Quell’incontro segnò probabilmente un punto di svolta nelle strategie dei ragazzi della Generazione 2007. L’idea di utilizzare la violenza per destabilizzare la società e favorire il caos prese infatti sempre più piede all’interno di Voluntad Popular, fino a sfociare nelle guarimbas del 2014 e del 2017. In quelle che furono vere e proprie guerriglie urbane, con gli esponenti dell’opposizione che assediarono strade e interi quartieri e che portarono a più di 200 morti e milioni di dollari di danni agli edifici pubblici, i leader di Voluntad Popular ebbero un ruolo centrale. Guaidó era a fianco di Leopoldo López mentre questi fomentava la folla armata incitandola a marciare verso il palazzo del Ministero della Giustizia e un video mostra lo stesso Guaidó in azione durante le guarimbas del 2014.
Tra i leader guarimberos processati o condannati ci furono lo stesso Leopoldo López (agli arresti domiciliari), Freddy Guevara, David Smolansky e altri componenti della Generazione 2007.
Ultima opzione
Nel corso degli anni l’opposizione Venezuelana ha ricevuto circa 50 milioni di dollari all’anno dagli Usa. Non sorprende quindi che la sera prima del 23 gennaio 2019, quando è sceso in piazza per autoproclamarsi presidente, Guaidó abbia ricevuto una telefonata di approvazione da parte del vicepresidente Usa Mike Pence. Sconosciuto ai più in patria, era un personaggio ben noto dalle parti della Casa Bianca.
Nei piani statunitensi il suo ruolo avrebbe dovuto essere molto più incisivo.
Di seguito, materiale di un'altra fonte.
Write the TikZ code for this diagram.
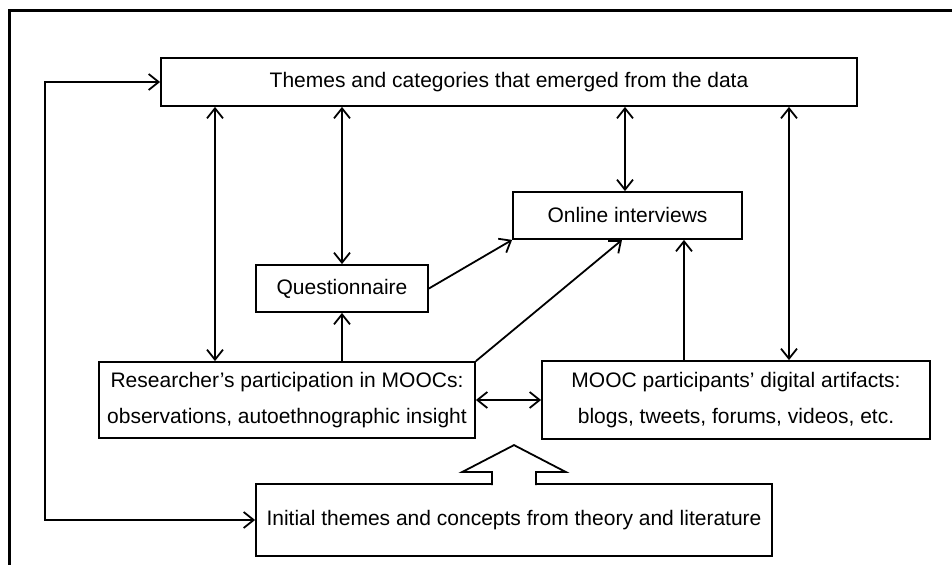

Invece, mentre il governo Maduro rimane ancora nel pieno delle sue funzioni, in Venezuela le iniziative del presidente autoproclamato riscuotono sempre minor consenso. E dato che l’opzione Guaidó non sembra dare frutti è probabile che gli Stati Uniti stiano valutando – per riprendersi il Paese dopo vent’anni di chavismo – l’ultima opzione rimasta: l’intervento militare, costi quel che costi.